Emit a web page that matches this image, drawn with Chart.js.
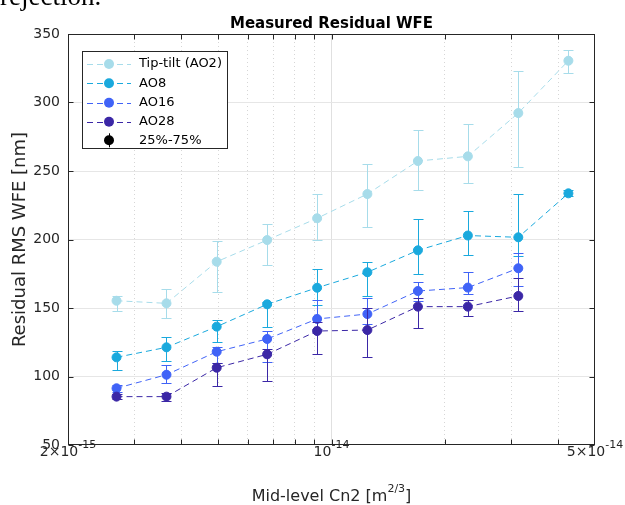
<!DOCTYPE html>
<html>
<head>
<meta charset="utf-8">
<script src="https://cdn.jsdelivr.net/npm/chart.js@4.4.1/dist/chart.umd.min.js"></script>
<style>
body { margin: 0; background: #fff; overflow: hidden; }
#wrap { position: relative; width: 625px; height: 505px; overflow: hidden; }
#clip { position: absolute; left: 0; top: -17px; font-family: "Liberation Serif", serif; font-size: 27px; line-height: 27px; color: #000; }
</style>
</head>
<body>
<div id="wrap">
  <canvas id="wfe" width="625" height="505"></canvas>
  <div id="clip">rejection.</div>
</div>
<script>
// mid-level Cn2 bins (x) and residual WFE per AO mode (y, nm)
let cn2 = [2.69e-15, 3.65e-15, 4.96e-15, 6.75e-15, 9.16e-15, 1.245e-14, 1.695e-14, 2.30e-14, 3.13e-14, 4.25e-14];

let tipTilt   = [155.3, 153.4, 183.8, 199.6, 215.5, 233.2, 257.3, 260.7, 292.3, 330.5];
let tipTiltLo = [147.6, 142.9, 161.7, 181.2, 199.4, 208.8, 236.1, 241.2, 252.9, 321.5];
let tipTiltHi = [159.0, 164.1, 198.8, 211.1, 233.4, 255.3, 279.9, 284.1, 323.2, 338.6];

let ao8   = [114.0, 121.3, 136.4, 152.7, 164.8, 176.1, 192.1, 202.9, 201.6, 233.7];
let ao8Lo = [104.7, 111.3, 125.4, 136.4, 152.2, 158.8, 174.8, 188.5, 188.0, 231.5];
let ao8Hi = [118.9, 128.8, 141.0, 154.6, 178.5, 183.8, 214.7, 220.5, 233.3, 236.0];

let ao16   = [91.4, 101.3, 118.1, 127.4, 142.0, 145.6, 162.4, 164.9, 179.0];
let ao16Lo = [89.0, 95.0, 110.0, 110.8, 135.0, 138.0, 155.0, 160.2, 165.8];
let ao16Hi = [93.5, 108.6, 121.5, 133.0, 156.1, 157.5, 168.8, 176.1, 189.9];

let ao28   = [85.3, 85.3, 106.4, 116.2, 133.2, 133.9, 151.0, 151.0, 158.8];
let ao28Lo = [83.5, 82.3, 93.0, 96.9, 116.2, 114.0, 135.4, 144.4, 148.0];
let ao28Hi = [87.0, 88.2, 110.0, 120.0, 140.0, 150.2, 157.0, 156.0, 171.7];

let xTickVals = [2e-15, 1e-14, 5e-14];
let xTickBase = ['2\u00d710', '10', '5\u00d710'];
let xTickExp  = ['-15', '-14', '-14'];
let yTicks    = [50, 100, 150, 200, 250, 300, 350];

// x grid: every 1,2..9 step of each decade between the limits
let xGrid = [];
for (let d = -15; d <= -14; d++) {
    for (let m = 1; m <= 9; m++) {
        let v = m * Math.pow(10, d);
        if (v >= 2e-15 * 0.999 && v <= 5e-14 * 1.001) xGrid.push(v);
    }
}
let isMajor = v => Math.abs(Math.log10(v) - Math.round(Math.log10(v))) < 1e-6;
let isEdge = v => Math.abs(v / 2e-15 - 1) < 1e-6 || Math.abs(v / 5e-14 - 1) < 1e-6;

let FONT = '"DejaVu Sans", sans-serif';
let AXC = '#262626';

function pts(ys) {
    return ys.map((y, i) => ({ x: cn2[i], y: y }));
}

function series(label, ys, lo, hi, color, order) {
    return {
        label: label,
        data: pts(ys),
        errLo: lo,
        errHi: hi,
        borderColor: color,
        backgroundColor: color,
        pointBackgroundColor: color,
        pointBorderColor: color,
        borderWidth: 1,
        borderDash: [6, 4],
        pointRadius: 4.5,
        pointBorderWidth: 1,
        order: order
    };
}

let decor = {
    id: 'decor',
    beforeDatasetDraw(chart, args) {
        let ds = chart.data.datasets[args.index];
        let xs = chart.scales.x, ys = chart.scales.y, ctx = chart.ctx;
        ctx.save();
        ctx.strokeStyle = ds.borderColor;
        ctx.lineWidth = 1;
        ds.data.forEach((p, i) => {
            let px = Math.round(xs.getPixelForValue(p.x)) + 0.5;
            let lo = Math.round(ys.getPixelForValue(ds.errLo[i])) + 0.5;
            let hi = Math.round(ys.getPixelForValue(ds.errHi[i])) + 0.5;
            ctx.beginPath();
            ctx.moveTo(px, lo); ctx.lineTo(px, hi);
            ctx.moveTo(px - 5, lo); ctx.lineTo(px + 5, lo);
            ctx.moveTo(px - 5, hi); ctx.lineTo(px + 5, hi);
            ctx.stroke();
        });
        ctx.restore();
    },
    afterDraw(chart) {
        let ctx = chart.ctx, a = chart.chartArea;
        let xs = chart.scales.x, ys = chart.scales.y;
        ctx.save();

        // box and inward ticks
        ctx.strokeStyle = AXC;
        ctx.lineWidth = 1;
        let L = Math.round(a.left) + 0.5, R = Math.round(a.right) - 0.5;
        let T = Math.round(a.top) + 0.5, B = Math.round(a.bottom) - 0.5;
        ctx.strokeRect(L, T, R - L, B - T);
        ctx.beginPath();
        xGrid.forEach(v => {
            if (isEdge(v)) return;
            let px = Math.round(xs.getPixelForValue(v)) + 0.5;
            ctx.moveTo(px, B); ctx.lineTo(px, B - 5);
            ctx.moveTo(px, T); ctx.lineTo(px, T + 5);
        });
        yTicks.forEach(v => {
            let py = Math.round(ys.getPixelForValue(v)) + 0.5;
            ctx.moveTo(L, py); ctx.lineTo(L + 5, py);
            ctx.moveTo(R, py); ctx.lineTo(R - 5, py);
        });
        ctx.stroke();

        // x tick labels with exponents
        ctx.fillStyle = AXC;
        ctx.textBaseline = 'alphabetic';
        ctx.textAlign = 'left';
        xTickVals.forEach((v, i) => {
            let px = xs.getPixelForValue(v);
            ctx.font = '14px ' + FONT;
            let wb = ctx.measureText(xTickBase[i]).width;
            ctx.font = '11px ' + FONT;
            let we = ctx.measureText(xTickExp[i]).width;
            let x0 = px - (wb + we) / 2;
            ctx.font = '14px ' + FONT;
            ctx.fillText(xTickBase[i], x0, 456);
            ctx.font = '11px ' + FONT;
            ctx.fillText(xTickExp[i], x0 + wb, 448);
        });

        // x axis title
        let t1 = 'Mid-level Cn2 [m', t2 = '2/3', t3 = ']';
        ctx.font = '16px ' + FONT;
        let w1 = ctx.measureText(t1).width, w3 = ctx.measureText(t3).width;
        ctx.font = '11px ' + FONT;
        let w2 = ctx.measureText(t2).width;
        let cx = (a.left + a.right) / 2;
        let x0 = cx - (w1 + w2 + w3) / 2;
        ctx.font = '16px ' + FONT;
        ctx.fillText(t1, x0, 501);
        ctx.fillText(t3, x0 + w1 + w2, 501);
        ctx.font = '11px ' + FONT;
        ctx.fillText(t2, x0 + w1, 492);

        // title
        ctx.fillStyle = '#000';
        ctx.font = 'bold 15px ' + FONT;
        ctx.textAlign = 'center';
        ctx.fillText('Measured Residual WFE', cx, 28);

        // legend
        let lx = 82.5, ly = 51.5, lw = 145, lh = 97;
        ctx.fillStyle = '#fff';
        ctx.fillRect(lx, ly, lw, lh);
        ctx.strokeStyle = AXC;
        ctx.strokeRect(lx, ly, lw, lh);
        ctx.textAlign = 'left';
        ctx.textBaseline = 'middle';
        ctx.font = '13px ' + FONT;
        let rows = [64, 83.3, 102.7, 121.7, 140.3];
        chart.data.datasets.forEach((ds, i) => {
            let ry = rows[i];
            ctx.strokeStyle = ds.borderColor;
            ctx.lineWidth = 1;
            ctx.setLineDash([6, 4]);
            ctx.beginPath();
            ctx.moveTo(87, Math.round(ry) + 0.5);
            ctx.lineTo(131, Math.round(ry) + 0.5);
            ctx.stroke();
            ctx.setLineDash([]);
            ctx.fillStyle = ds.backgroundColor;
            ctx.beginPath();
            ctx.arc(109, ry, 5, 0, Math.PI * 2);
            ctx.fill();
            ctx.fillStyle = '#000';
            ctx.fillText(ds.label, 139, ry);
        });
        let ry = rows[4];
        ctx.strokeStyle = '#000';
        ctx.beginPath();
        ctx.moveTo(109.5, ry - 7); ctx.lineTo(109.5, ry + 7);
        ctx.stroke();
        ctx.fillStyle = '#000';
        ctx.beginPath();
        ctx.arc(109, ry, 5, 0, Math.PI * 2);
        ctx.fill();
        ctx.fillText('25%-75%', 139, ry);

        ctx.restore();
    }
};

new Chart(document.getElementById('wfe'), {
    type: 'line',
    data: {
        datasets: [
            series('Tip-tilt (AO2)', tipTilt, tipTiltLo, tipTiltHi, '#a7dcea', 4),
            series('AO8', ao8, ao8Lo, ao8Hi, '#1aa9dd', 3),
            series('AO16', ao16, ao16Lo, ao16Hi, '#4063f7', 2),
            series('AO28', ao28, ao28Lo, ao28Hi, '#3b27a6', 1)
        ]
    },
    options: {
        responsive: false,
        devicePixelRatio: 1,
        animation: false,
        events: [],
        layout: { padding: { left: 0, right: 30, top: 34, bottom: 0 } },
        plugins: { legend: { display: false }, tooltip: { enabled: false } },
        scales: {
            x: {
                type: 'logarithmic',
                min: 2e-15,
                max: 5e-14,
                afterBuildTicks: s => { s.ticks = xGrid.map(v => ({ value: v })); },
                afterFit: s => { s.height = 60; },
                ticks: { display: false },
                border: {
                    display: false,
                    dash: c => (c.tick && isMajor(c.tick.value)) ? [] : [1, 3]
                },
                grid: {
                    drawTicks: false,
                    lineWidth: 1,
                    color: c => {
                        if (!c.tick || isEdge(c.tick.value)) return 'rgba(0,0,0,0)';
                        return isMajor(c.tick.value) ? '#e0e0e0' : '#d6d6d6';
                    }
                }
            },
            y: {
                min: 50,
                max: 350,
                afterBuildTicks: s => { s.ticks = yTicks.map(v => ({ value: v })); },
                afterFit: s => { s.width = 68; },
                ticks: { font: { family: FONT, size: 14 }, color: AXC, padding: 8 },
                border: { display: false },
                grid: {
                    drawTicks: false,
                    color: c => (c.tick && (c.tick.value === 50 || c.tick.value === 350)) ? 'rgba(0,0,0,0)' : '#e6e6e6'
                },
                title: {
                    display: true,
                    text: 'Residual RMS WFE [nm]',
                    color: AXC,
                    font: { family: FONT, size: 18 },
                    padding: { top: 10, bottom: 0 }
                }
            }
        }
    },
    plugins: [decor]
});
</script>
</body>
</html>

· · ·

-- GIVEN EXERCISE --
Exactly restate the lines from the beginning of the data through the line with "250, 300, 350];", and no others, keeping pictures out.

-- OUTPUT OF THE EXERCISE --
Emit a web page that matches this image, drawn with Chart.js.
<!DOCTYPE html>
<html>
<head>
<meta charset="utf-8">
<script src="https://cdn.jsdelivr.net/npm/chart.js@4.4.1/dist/chart.umd.min.js"></script>
<style>
body { margin: 0; background: #fff; overflow: hidden; }
#wrap { position: relative; width: 625px; height: 505px; overflow: hidden; }
#clip { position: absolute; left: 0; top: -17px; font-family: "Liberation Serif", serif; font-size: 27px; line-height: 27px; color: #000; }
</style>
</head>
<body>
<div id="wrap">
  <canvas id="wfe" width="625" height="505"></canvas>
  <div id="clip">rejection.</div>
</div>
<script>
// mid-level Cn2 bins (x) and residual WFE per AO mode (y, nm)
let cn2 = [2.69e-15, 3.65e-15, 4.96e-15, 6.75e-15, 9.16e-15, 1.245e-14, 1.695e-14, 2.30e-14, 3.13e-14, 4.25e-14];

let tipTilt   = [155.3, 153.4, 183.8, 199.6, 215.5, 233.2, 257.3, 260.7, 292.3, 330.5];
let tipTiltLo = [147.6, 142.9, 161.7, 181.2, 199.4, 208.8, 236.1, 241.2, 252.9, 321.5];
let tipTiltHi = [159.0, 164.1, 198.8, 211.1, 233.4, 255.3, 279.9, 284.1, 323.2, 338.6];

let ao8   = [114.0, 121.3, 136.4, 152.7, 164.8, 176.1, 192.1, 202.9, 201.6, 233.7];
let ao8Lo = [104.7, 111.3, 125.4, 136.4, 152.2, 158.8, 174.8, 188.5, 188.0, 231.5];
let ao8Hi = [118.9, 128.8, 141.0, 154.6, 178.5, 183.8, 214.7, 220.5, 233.3, 236.0];

let ao16   = [91.4, 101.3, 118.1, 127.4, 142.0, 145.6, 162.4, 164.9, 179.0];
let ao16Lo = [89.0, 95.0, 110.0, 110.8, 135.0, 138.0, 155.0, 160.2, 165.8];
let ao16Hi = [93.5, 108.6, 121.5, 133.0, 156.1, 157.5, 168.8, 176.1, 189.9];

let ao28   = [85.3, 85.3, 106.4, 116.2, 133.2, 133.9, 151.0, 151.0, 158.8];
let ao28Lo = [83.5, 82.3, 93.0, 96.9, 116.2, 114.0, 135.4, 144.4, 148.0];
let ao28Hi = [87.0, 88.2, 110.0, 120.0, 140.0, 150.2, 157.0, 156.0, 171.7];

let xTickVals = [2e-15, 1e-14, 5e-14];
let xTickBase = ['2\u00d710', '10', '5\u00d710'];
let xTickExp  = ['-15', '-14', '-14'];
let yTicks    = [50, 100, 150, 200, 250, 300, 350];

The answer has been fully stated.